Last night CBS’s 60 Minutes programme had an item on A Trip Down Market Street, a ‘phantom ride’ view taken from a cable car travelling down San Francisco’s Market Street a month or less before the earthquake of 18 April 1906. The film, three copies of which survive, and which can be viewed on the Internet Archive or on the Library of Congress’s American Memory site, was previously thought to have been made in 1905, but film historian Dave Kiehn presents evidence in the programme (including weather reports and car registration numbers) to demonstrate that the film was probably made in March or early April 1906. The producers were the Miles Brothers, and two of their descendants appear in the programme as well as film archivist Rick Prelinger, owner of one of the surviving copies (that which appears on the Internet Archive).

We’ve covered the film on the Bioscope before now. There was a post on Bioscopist Joe Thompson’s discovery of a 1907 newspaper article on the film and more recently a post on the overlaying of a YouTube video of the film on top of present day Google Street View images of Market Street on the innovative There and Then site.

The SFGate blog has a full account of Kiehn’s research into the film’s correct dating.
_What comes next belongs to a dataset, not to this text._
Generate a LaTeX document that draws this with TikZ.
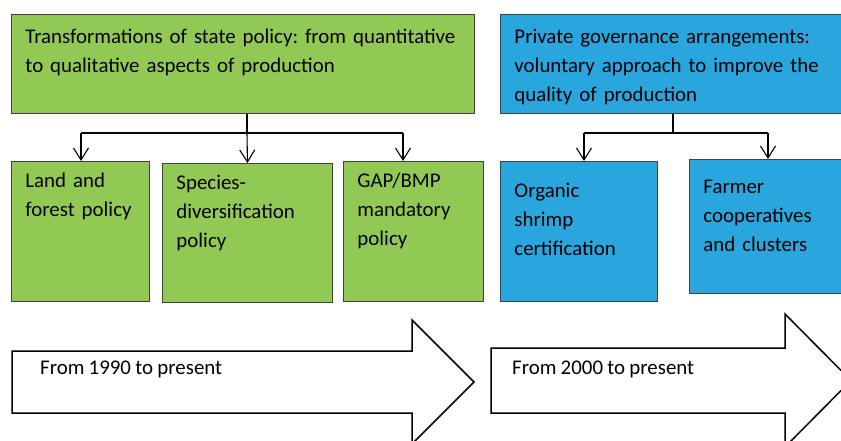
\documentclass[tikz,border=0pt]{standalone}
\usepackage{fontspec}
\setmainfont{Carlito}[WordSpace=0.9]
\frenchspacing
\usetikzlibrary{arrows.meta}
\definecolor{stategreen}{RGB}{146,201,85}
\definecolor{privateblue}{RGB}{41,166,222}
\definecolor{boxline}{RGB}{64,64,64}
\tikzstyle{box} = [rectangle, draw=boxline, line width=0.9pt, anchor=north west, inner xsep=14pt, inner ysep=0pt, align=left]
\tikzstyle{statebox} = [box, fill=stategreen]
\tikzstyle{privatebox} = [box, fill=privateblue]
\tikzstyle{bar} = [line width=1.8pt]
\tikzstyle{arrow} = [line width=1.1pt,->,>={Straight Barb[length=12pt,width=15pt]}]
\tikzstyle{bigarrow} = [draw, line width=1.5pt, fill=white, line join=miter]
\tikzstyle{period} = [anchor=base west, inner sep=0pt]

\begin{document}
\begin{tikzpicture}[x=1pt, y=-1pt, font=\fontsize{20.9}{29}\selectfont]
            \useasboundingbox (0,0) rectangle (841,440);
            \node [statebox, text width=435pt, text height=29.5pt, text depth=69.5pt] at (11,14) (gtop) {Transformations of state policy: from quantitative\\to qualitative aspects of production};
            \node [privatebox, text width=322pt, text height=28.7pt, text depth=70.3pt] at (500,14) (btop) {Private governance arrangements:\\voluntary approach to improve the\\quality of production};
            \node [statebox, text width=110pt, text height=25.7pt, text depth=114.3pt] at (11,161) (land) {Land and\\forest policy};
            \node [statebox, text width=142pt, text height=26.3pt, text depth=112.7pt] at (162,163) (species) {Species-\\diversification\\policy};
            \node [statebox, text width=112pt, text height=25.7pt, text depth=114.3pt] at (343,161) (gap) {GAP/BMP\\mandatory\\policy};
            \node [privatebox, text width=129pt, text height=35.7pt, text depth=104.3pt] at (500,161) (organic) {Organic\\shrimp\\certification};
            \node [privatebox, text width=133pt, text height=34.3pt, text depth=99.7pt] at (689,159) (farmer) {Farmer\\cooperatives\\and clusters};
            \coordinate (gbar) at (247,133);
            \coordinate (gleft) at (81,133);
            \coordinate (gright) at (403,133);
            \coordinate (bbar) at (673,133);
            \coordinate (bleft) at (584,133);
            \coordinate (bright) at (768,133);
            \draw [line width=1.3pt] (gtop.south -| gbar) -- (gbar);
            \draw [bar] (gleft) -- (gright);
            \draw [arrow] (gleft) -- (gleft |- land.north);
            \draw [arrow] (gbar) -- (species.north);
            \draw [arrow] (gright) -- (gright |- gap.north);
            \draw [bar] (btop.south -| bbar) -- (bbar);
            \draw [bar] (bleft) -- (bright);
            \draw [arrow] (bleft) -- (bleft |- organic.north);
            \draw [arrow] (bright) -- (bright |- farmer.north);
            \draw [bigarrow] (12,351) -- (412,351) -- (412,320) -- (474,382) -- (412,444) -- (412,413) -- (12,413) -- cycle;
            \node [period] at (40,374) (from1990) {From 1990 to present};
            \draw [bigarrow] (491,348) -- (785,348) -- (785,314) -- (851,380.5) -- (785,447) -- (785,413) -- (491,413) -- cycle;
            \node [period] at (512,374) (from2000) {From 2000 to present};
            \end{tikzpicture}
\end{document}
The 60 Minutes piece includes footage of Market Street after the earthquake taken by a different filmmaker. Recently filmmakers Dan Meyerson and Matt Peterson put together a compilation of post-earthquake views of San Francisco, focussing on another travelling shot down Market Street. The post-nuclear landscape is all the more extraordinary for the matter-of-fact way in which people are seen to be still going about their daily business. Looking at pre- and post-earthquake films, the buildings are transient, fragile constructions, but ordinary people endure.

Who shot the post-earthquake films I don’t know. Some of the footage appears in a unidentified series of films of San Francisco in 1906 to be found on the Internet Archive (again from the Prelinger Archives). The main journey down Market Street appears to be unique, however. Anyone know who the filmmaker, or filmmakers, might be?

4 responses

  1. Historic Cameraman Sprague Anderson shot another “A Trip Down Market Street” for the San Francisco Exploratorium in 2005 with his vintage hand cranked Bell & Howell 35mm camera. He used the same camera to film “Triumph Over Disaster” of the 2006 Earthquake Centennial Ceremony at Lotta’s Fountain. David Kiehn himself edited the film which was screened at the San Francisco Silent Film Festival at the Castro Theater.

  2. There is some evidence that the post-earthquake trip down Market Street and return trip footage was also shot by the Miles Brothers. The company packaged programs of before and after footage for theaters across the United States and some detailed reviews specifically point out the Market Street trip after the quake when the street cars were electrified and running.

  3. I had been wondering if that might be possible. The similarity of construction and the fact that it is not the Edison or Vitagraph footage makes it a possibility. But where does the Vimeo footage come from?